Councillors are being asked to back a detailed report into how such a ban could work in the city.
And Brighton and Hove City Council is also asking bus and train operators which work in the city if they would also consider outlawing junk food adverts.
A report going before next Tuesday’s meeting of the council’s Adult Social Care and Public Health Sub-Committee proposes forming a project group with representatives from the council’s public health, property and transport departments to explore fast food advertising across the city.
If councillors back the recommendations, a report will go back to the committee in January, with detailed information about the extent of fast-food and energy drink advertising on council property and an evaluation of similar projects in Bristol and London.
Transport for London, the boroughs of Greenwich, Haringey, Southwark and Merton and Bristol have introduced restrictions on high fat, salt and sugar foods.
The report said Transport for London found advertising revenue increased after it introduced restrictions on advertising energy drinks and fast food.
The council owns all the city’s bus shelters and a few hoardings on which it sells advertising via Clear Channel.
An audit in April this year found seven to eight per cent of advertising on bus shelters was for major fast food brands.
The report said: “Advertising of foods that are high in fat, salt and sugar has been shown to significantly increase purchase and consumption of these items.
“The World Health Organisation notes this as a key contributor to the rise in obesity (WHO 2019).
“National evidence shows the relationship between the advertisement of unhealthy foods and more deprived areas where residents are at greater lifestyle-related health risk.

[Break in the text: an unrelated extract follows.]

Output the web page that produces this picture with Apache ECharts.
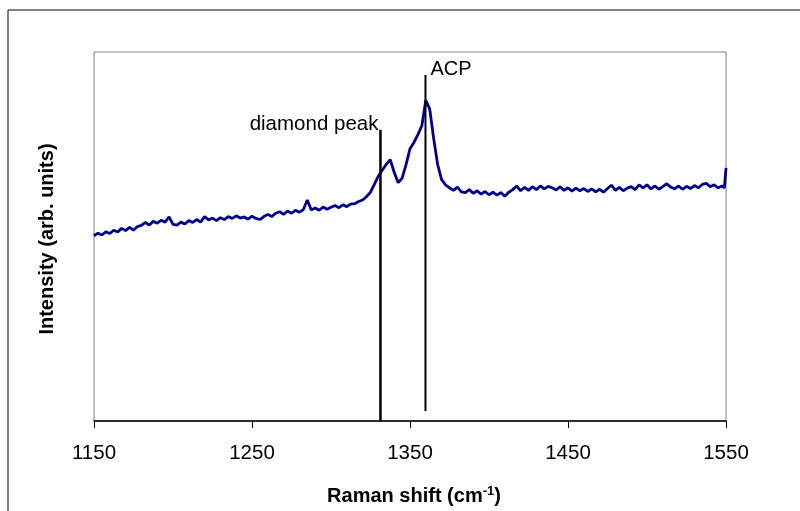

“Restricting advertisements for these items has been recommended as one of a range of evidence-based measures to reduce consumption of these high calorie and less healthy food options, reducing the risk of obesity amongst children and adults.”
The move comes as the number of 11-year-olds in Brighton and Hove who are overweight or obese has increased from 30 to 34 per cent in the last year.
Labour councillor Amanda Evans proposed the project at a full council meeting in April.
She secured backing from the full council for chief executive Geoff Raw to write to Brighton and Hove Buses and Southern Rail asking for a ban on adverting fast foods.
The Adult Social Care and Public Health Committee meets at 4pm at Hove Town Hall on Tuesday 14 June. The meeting is webcast on the council website.